Write out, word for word, the stretch of lines beginning at the one with "Generate a Python" and ending at the one with "spine.set_visible(False)", omitting the images.

— Source data —
* begin *

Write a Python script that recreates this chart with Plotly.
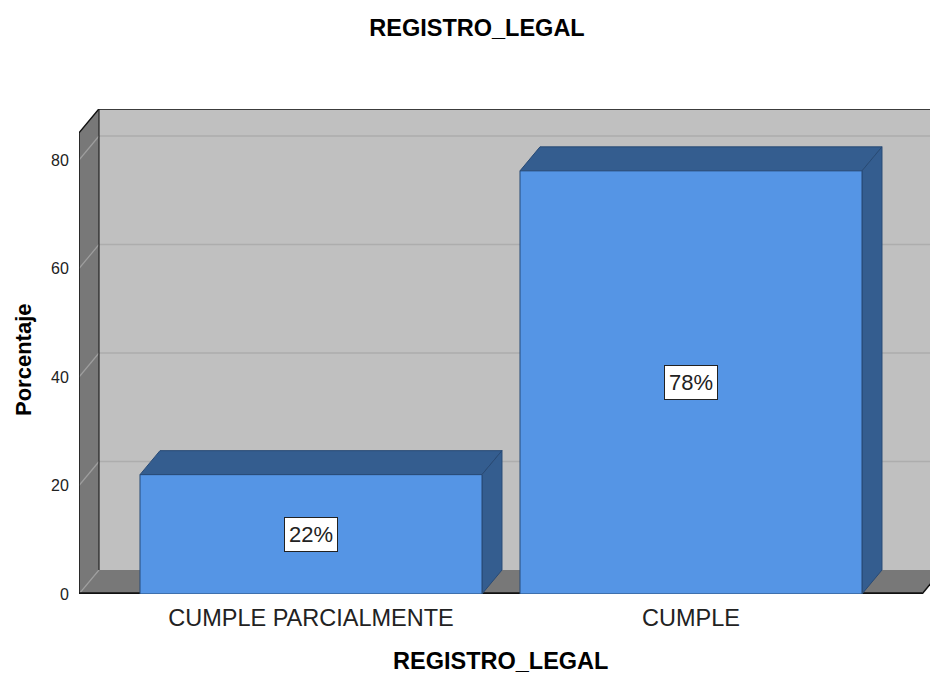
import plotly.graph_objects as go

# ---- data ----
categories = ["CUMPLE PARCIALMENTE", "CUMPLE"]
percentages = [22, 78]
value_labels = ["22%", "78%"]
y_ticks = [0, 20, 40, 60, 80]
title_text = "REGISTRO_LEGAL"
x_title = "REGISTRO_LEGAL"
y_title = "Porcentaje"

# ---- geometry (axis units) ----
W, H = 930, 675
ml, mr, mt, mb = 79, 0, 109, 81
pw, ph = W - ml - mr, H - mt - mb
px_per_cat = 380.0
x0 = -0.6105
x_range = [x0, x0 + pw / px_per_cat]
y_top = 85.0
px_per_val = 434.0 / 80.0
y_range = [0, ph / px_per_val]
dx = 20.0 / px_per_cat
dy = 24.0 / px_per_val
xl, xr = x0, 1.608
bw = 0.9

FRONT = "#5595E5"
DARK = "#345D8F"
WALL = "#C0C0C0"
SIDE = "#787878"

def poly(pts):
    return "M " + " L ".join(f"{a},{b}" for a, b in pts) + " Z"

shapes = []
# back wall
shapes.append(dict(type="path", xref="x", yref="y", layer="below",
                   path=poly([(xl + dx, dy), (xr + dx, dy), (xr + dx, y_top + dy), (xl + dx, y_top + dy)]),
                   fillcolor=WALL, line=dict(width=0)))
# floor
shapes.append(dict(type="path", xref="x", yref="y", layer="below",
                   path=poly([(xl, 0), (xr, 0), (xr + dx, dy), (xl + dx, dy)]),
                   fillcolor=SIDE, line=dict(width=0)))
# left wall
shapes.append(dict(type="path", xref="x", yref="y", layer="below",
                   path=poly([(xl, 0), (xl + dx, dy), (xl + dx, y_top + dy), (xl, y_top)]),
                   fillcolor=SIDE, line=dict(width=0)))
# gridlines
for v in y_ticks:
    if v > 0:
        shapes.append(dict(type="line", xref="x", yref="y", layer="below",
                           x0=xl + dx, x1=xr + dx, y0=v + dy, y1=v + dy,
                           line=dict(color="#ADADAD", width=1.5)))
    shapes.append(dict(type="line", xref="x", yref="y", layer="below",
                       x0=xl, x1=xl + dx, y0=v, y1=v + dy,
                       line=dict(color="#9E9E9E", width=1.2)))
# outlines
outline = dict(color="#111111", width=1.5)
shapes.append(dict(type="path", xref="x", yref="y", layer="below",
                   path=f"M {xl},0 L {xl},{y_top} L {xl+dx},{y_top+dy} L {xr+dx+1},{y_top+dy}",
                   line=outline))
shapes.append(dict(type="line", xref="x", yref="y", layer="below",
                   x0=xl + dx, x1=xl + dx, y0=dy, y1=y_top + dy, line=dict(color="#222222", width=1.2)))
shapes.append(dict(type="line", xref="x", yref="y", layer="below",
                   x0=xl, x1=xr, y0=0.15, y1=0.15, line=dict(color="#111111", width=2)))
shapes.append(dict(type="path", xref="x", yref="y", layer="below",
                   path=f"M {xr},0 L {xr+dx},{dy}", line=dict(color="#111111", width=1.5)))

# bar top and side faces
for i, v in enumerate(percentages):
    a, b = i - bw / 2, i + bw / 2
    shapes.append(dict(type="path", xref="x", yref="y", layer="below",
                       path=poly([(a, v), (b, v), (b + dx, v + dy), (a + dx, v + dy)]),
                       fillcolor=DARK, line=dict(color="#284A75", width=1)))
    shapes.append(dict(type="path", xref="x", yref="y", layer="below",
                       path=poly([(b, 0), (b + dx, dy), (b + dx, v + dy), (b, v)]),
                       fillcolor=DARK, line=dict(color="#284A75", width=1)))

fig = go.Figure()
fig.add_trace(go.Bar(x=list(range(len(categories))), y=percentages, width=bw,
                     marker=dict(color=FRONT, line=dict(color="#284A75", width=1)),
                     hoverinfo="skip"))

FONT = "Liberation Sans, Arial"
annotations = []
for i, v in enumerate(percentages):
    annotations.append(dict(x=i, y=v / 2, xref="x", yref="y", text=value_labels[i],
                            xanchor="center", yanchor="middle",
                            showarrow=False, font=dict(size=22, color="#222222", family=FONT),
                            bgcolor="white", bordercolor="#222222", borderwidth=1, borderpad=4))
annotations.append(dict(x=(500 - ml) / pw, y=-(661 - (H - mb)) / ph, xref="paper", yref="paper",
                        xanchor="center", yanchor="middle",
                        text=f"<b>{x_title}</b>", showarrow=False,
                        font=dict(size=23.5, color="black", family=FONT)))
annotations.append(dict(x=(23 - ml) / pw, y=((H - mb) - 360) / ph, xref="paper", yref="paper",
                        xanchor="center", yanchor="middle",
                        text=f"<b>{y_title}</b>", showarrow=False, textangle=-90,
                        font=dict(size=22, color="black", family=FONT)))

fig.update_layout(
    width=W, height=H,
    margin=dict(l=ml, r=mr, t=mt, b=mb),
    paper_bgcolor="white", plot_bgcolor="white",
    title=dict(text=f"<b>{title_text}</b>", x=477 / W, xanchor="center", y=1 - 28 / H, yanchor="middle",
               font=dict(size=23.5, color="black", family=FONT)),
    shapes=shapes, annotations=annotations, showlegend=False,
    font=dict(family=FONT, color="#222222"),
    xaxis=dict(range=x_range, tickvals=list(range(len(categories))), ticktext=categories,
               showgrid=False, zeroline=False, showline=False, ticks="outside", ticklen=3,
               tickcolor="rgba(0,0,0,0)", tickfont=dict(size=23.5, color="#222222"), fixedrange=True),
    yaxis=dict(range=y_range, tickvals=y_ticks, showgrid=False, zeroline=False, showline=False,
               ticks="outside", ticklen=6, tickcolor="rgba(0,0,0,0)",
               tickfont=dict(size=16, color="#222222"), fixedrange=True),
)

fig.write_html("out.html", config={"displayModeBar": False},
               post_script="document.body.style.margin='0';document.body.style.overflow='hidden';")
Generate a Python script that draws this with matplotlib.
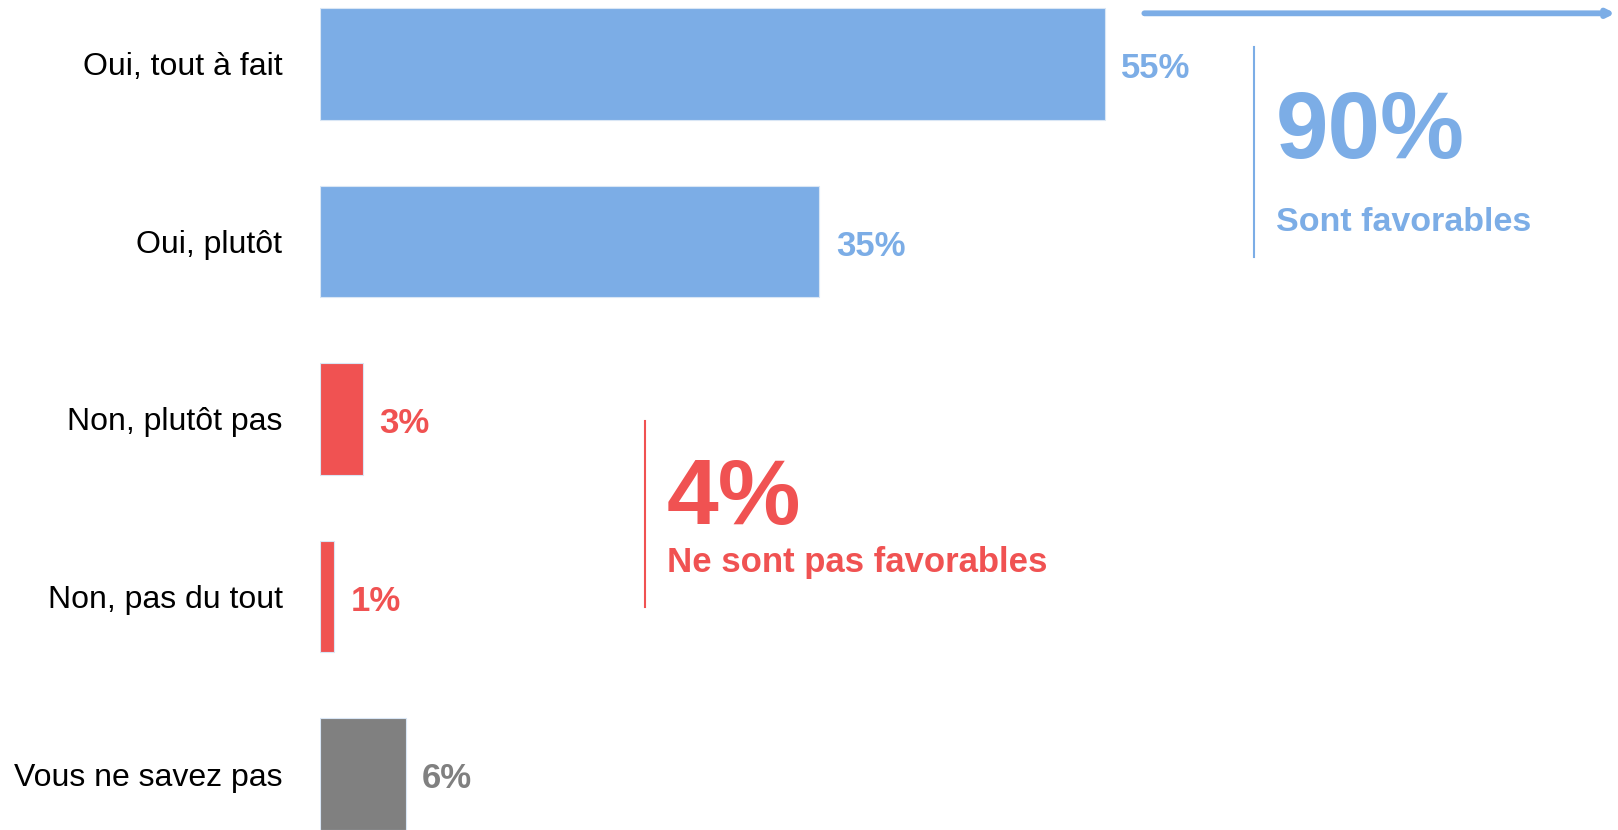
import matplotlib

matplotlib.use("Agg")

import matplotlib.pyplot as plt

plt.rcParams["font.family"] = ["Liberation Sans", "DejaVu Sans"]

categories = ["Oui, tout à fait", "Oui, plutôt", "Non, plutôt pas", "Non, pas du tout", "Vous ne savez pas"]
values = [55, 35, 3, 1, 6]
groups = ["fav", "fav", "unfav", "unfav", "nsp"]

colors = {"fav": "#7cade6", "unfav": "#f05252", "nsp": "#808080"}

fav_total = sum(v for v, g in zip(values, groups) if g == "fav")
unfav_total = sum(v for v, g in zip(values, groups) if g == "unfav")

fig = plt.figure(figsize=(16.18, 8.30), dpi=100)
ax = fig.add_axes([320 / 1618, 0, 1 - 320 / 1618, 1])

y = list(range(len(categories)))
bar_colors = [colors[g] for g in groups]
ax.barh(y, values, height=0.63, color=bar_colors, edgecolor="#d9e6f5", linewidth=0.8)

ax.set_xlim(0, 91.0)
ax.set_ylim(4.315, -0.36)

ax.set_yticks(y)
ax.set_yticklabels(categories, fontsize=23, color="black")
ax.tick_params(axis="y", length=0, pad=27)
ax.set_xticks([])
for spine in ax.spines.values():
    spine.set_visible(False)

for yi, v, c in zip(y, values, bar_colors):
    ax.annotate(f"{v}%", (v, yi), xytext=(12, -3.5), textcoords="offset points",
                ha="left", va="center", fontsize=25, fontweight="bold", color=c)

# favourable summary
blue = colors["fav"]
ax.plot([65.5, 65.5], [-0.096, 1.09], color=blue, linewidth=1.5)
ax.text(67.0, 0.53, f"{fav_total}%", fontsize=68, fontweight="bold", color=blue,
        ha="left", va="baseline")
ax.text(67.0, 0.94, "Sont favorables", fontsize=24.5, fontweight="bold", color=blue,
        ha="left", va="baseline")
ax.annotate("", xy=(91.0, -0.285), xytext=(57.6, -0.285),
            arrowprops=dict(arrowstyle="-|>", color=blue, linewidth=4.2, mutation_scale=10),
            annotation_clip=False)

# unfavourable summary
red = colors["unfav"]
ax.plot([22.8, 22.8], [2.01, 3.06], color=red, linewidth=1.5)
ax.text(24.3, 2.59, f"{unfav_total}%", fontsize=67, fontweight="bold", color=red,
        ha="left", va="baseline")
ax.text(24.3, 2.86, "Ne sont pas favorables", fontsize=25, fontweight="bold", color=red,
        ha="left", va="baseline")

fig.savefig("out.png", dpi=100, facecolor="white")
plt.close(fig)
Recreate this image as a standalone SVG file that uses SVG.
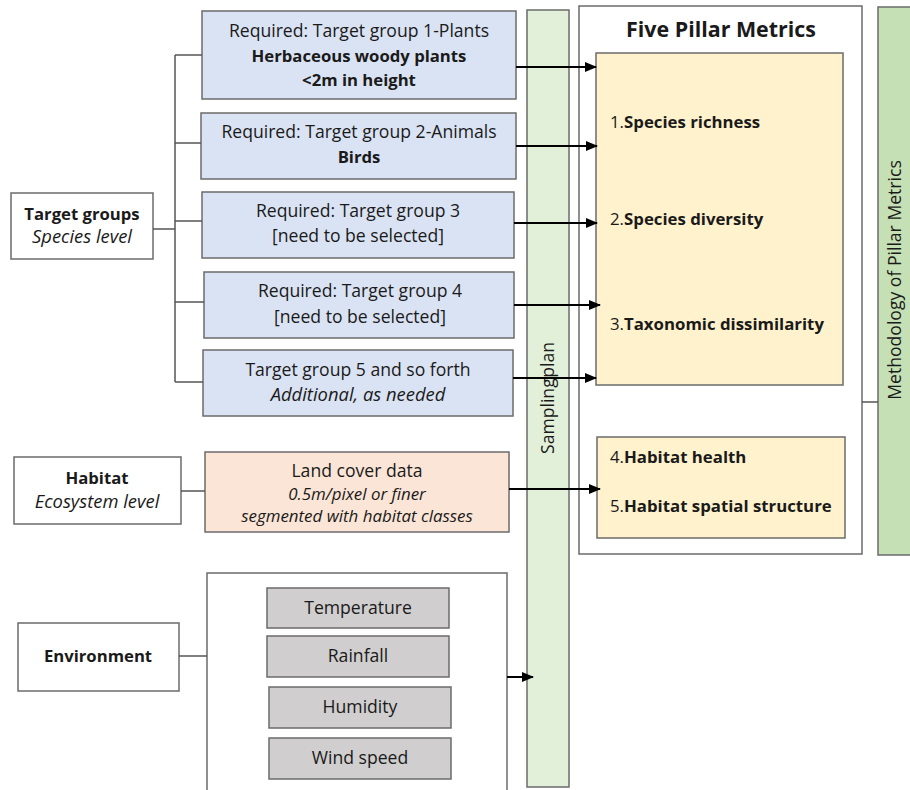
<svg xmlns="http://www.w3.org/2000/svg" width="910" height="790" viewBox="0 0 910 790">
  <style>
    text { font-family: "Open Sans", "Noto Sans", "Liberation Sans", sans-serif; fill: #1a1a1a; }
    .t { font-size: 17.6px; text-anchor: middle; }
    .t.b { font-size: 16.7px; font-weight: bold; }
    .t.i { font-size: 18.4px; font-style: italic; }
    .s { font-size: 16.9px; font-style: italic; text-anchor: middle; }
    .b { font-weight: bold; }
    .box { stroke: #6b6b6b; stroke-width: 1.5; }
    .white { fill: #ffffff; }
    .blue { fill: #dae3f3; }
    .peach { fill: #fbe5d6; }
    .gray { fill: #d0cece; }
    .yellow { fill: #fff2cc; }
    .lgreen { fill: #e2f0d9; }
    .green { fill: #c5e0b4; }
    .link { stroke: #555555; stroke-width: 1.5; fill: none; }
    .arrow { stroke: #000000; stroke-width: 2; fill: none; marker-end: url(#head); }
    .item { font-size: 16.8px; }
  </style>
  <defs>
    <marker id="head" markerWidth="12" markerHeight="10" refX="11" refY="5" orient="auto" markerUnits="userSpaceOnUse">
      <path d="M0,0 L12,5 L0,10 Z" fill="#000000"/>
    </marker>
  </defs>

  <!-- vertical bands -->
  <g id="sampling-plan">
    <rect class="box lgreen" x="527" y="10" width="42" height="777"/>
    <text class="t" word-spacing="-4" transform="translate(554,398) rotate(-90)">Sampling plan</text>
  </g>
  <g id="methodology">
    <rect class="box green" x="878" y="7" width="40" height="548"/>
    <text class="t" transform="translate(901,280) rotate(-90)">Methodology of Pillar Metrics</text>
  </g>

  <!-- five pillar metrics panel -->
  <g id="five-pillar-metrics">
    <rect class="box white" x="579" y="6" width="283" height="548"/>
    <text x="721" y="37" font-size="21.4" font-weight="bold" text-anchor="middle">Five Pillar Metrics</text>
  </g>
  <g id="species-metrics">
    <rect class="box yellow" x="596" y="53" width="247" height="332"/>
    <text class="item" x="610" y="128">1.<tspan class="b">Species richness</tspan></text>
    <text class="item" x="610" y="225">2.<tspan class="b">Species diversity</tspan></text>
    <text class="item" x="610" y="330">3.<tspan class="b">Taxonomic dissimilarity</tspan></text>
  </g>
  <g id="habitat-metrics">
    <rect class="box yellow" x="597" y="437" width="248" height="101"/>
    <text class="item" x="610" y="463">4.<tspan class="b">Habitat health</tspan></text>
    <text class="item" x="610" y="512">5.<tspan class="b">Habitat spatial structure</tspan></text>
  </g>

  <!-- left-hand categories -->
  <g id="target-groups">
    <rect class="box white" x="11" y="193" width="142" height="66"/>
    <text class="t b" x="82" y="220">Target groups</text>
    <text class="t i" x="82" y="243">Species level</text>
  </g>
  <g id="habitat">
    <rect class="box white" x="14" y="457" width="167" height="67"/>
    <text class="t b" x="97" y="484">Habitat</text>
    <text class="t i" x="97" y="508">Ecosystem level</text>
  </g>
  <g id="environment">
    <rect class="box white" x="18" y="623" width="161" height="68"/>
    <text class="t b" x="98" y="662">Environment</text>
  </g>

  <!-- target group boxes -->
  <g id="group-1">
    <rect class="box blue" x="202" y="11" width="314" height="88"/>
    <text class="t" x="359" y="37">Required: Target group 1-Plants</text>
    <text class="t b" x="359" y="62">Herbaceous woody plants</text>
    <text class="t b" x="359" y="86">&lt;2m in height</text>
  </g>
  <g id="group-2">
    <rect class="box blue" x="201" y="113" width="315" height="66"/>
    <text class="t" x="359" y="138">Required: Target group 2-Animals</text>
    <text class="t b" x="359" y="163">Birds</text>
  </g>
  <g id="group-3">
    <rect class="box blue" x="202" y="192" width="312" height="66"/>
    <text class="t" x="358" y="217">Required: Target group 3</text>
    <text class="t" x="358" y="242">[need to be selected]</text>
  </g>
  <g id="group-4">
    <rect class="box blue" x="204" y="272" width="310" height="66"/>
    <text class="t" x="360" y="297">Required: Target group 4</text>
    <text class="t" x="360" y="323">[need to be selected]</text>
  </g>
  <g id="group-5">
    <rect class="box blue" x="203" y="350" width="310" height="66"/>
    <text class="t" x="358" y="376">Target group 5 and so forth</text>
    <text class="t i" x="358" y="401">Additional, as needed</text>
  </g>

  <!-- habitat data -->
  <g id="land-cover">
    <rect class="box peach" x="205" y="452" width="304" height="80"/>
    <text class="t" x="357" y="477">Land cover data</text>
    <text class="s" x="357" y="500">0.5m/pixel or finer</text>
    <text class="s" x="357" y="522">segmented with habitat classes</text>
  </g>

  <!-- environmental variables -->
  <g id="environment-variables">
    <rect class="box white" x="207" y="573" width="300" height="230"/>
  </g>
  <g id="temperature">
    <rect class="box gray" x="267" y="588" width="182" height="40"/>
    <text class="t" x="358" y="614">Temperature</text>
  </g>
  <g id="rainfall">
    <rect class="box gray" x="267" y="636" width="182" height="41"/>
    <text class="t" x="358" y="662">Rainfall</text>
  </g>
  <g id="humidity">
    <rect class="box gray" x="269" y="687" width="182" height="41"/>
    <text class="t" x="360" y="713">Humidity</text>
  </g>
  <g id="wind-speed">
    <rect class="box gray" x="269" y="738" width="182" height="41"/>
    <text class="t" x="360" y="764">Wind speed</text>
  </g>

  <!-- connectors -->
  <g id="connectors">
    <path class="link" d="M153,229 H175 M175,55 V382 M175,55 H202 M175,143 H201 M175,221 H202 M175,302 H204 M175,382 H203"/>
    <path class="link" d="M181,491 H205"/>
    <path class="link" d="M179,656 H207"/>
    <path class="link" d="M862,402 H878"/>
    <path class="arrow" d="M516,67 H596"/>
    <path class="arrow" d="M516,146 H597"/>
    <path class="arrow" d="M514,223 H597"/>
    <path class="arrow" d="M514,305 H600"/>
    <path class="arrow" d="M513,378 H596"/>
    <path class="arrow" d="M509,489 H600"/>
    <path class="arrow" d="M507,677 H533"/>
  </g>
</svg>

* end *

— Solution for this problem —
Generate a Python script that draws this with matplotlib.
import matplotlib

matplotlib.use("Agg")

import matplotlib.pyplot as plt

plt.rcParams["font.family"] = ["Liberation Sans", "DejaVu Sans"]

categories = ["Oui, tout à fait", "Oui, plutôt", "Non, plutôt pas", "Non, pas du tout", "Vous ne savez pas"]
values = [55, 35, 3, 1, 6]
groups = ["fav", "fav", "unfav", "unfav", "nsp"]

colors = {"fav": "#7cade6", "unfav": "#f05252", "nsp": "#808080"}

fav_total = sum(v for v, g in zip(values, groups) if g == "fav")
unfav_total = sum(v for v, g in zip(values, groups) if g == "unfav")

fig = plt.figure(figsize=(16.18, 8.30), dpi=100)
ax = fig.add_axes([320 / 1618, 0, 1 - 320 / 1618, 1])

y = list(range(len(categories)))
bar_colors = [colors[g] for g in groups]
ax.barh(y, values, height=0.63, color=bar_colors, edgecolor="#d9e6f5", linewidth=0.8)

ax.set_xlim(0, 91.0)
ax.set_ylim(4.315, -0.36)

ax.set_yticks(y)
ax.set_yticklabels(categories, fontsize=23, color="black")
ax.tick_params(axis="y", length=0, pad=27)
ax.set_xticks([])
for spine in ax.spines.values():
    spine.set_visible(False)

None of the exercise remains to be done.